EXERCISE PROMPT: Would you transcribe the listing that follows, character for character, and omit its images?

DATASET CONTENT:
══════════════════════════════

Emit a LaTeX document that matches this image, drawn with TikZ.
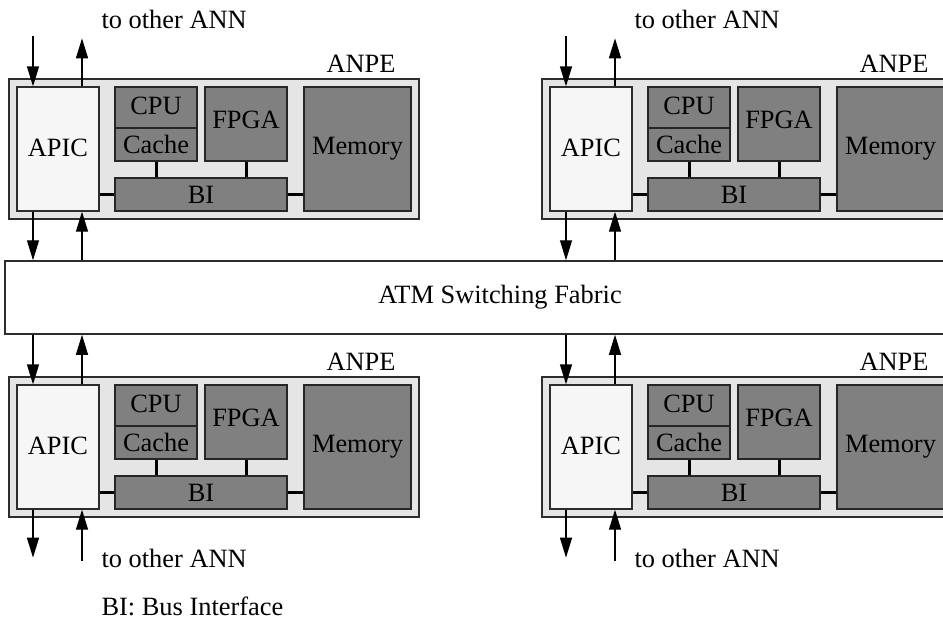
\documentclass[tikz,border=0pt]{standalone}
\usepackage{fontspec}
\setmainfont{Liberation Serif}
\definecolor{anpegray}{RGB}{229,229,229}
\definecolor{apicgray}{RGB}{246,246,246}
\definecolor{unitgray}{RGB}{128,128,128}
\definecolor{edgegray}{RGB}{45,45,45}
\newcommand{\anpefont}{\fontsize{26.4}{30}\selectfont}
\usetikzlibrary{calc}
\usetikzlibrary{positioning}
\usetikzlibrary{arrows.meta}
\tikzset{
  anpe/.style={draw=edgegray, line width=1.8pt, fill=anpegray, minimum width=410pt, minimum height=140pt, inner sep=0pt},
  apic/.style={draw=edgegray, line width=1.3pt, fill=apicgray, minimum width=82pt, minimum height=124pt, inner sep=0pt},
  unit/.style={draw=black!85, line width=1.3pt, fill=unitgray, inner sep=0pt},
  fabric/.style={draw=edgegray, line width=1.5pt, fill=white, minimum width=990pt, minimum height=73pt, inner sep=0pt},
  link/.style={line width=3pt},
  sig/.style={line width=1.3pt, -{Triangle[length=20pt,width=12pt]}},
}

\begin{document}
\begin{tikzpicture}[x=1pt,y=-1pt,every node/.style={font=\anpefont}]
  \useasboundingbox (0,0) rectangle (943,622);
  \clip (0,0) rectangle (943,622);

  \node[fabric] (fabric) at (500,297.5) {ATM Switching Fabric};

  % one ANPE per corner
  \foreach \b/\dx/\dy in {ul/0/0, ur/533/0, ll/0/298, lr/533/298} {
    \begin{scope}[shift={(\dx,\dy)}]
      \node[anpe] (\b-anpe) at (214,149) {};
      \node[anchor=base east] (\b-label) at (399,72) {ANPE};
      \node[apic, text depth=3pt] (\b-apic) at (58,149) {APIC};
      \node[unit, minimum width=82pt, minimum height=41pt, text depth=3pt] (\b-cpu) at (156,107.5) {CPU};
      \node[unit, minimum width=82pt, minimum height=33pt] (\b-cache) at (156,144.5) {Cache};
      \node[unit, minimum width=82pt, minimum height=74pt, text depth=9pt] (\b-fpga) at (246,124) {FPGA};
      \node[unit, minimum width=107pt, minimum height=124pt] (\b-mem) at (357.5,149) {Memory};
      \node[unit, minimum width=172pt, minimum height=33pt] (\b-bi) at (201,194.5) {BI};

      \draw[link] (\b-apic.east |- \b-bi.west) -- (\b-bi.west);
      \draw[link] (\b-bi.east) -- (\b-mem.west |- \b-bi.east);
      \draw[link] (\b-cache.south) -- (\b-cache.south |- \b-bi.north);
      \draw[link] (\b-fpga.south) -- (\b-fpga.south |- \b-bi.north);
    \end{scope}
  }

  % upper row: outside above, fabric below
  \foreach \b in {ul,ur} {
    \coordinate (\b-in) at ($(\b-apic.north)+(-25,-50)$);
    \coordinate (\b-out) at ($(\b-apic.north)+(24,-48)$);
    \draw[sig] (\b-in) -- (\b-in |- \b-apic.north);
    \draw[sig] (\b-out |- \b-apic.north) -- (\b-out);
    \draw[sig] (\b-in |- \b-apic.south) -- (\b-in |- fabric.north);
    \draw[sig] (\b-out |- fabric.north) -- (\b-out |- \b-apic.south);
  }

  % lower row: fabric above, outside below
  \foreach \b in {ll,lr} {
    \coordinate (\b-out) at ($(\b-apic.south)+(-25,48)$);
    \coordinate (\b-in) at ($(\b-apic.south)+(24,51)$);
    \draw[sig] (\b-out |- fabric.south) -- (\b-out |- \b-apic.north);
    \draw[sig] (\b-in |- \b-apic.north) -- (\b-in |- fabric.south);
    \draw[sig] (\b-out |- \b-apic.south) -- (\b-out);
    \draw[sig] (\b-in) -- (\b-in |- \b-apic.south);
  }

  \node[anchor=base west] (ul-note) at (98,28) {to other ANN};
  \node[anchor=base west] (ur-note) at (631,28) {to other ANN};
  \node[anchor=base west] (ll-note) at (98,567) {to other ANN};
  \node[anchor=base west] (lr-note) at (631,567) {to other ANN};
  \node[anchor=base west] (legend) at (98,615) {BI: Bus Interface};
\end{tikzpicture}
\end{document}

══════════════════════════════

EXPECTED ANSWER:
Emit a LaTeX document that matches this image, drawn with TikZ.
\documentclass[tikz,border=0pt]{standalone}
\usepackage{fontspec}
\setmainfont{Liberation Serif}
\definecolor{anpegray}{RGB}{229,229,229}
\definecolor{apicgray}{RGB}{246,246,246}
\definecolor{unitgray}{RGB}{128,128,128}
\definecolor{edgegray}{RGB}{45,45,45}
\newcommand{\anpefont}{\fontsize{26.4}{30}\selectfont}
\usetikzlibrary{calc}
\usetikzlibrary{positioning}
\usetikzlibrary{arrows.meta}
\tikzset{
  anpe/.style={draw=edgegray, line width=1.8pt, fill=anpegray, minimum width=410pt, minimum height=140pt, inner sep=0pt},
  apic/.style={draw=edgegray, line width=1.3pt, fill=apicgray, minimum width=82pt, minimum height=124pt, inner sep=0pt},
  unit/.style={draw=black!85, line width=1.3pt, fill=unitgray, inner sep=0pt},
  fabric/.style={draw=edgegray, line width=1.5pt, fill=white, minimum width=990pt, minimum height=73pt, inner sep=0pt},
  link/.style={line width=3pt},
  sig/.style={line width=1.3pt, -{Triangle[length=20pt,width=12pt]}},
}

\begin{document}
\begin{tikzpicture}[x=1pt,y=-1pt,every node/.style={font=\anpefont}]
  \useasboundingbox (0,0) rectangle (943,622);
  \clip (0,0) rectangle (943,622);

  \node[fabric] (fabric) at (500,297.5) {ATM Switching Fabric};

  % one ANPE per corner
  \foreach \b/\dx/\dy in {ul/0/0, ur/533/0, ll/0/298, lr/533/298} {
    \begin{scope}[shift={(\dx,\dy)}]
      \node[anpe] (\b-anpe) at (214,149) {};
      \node[anchor=base east] (\b-label) at (399,72) {ANPE};
      \node[apic, text depth=3pt] (\b-apic) at (58,149) {APIC};
      \node[unit, minimum width=82pt, minimum height=41pt, text depth=3pt] (\b-cpu) at (156,107.5) {CPU};
      \node[unit, minimum width=82pt, minimum height=33pt] (\b-cache) at (156,144.5) {Cache};
      \node[unit, minimum width=82pt, minimum height=74pt, text depth=9pt] (\b-fpga) at (246,124) {FPGA};
      \node[unit, minimum width=107pt, minimum height=124pt] (\b-mem) at (357.5,149) {Memory};
      \node[unit, minimum width=172pt, minimum height=33pt] (\b-bi) at (201,194.5) {BI};

      \draw[link] (\b-apic.east |- \b-bi.west) -- (\b-bi.west);
      \draw[link] (\b-bi.east) -- (\b-mem.west |- \b-bi.east);
      \draw[link] (\b-cache.south) -- (\b-cache.south |- \b-bi.north);
      \draw[link] (\b-fpga.south) -- (\b-fpga.south |- \b-bi.north);
    \end{scope}
  }

  % upper row: outside above, fabric below
  \foreach \b in {ul,ur} {
    \coordinate (\b-in) at ($(\b-apic.north)+(-25,-50)$);
    \coordinate (\b-out) at ($(\b-apic.north)+(24,-48)$);
    \draw[sig] (\b-in) -- (\b-in |- \b-apic.north);
    \draw[sig] (\b-out |- \b-apic.north) -- (\b-out);
    \draw[sig] (\b-in |- \b-apic.south) -- (\b-in |- fabric.north);
    \draw[sig] (\b-out |- fabric.north) -- (\b-out |- \b-apic.south);
  }

  % lower row: fabric above, outside below
  \foreach \b in {ll,lr} {
    \coordinate (\b-out) at ($(\b-apic.south)+(-25,48)$);
    \coordinate (\b-in) at ($(\b-apic.south)+(24,51)$);
    \draw[sig] (\b-out |- fabric.south) -- (\b-out |- \b-apic.north);
    \draw[sig] (\b-in |- \b-apic.north) -- (\b-in |- fabric.south);
    \draw[sig] (\b-out |- \b-apic.south) -- (\b-out);
    \draw[sig] (\b-in) -- (\b-in |- \b-apic.south);
  }

  \node[anchor=base west] (ul-note) at (98,28) {to other ANN};
  \node[anchor=base west] (ur-note) at (631,28) {to other ANN};
  \node[anchor=base west] (ll-note) at (98,567) {to other ANN};
  \node[anchor=base west] (lr-note) at (631,567) {to other ANN};
  \node[anchor=base west] (legend) at (98,615) {BI: Bus Interface};
\end{tikzpicture}
\end{document}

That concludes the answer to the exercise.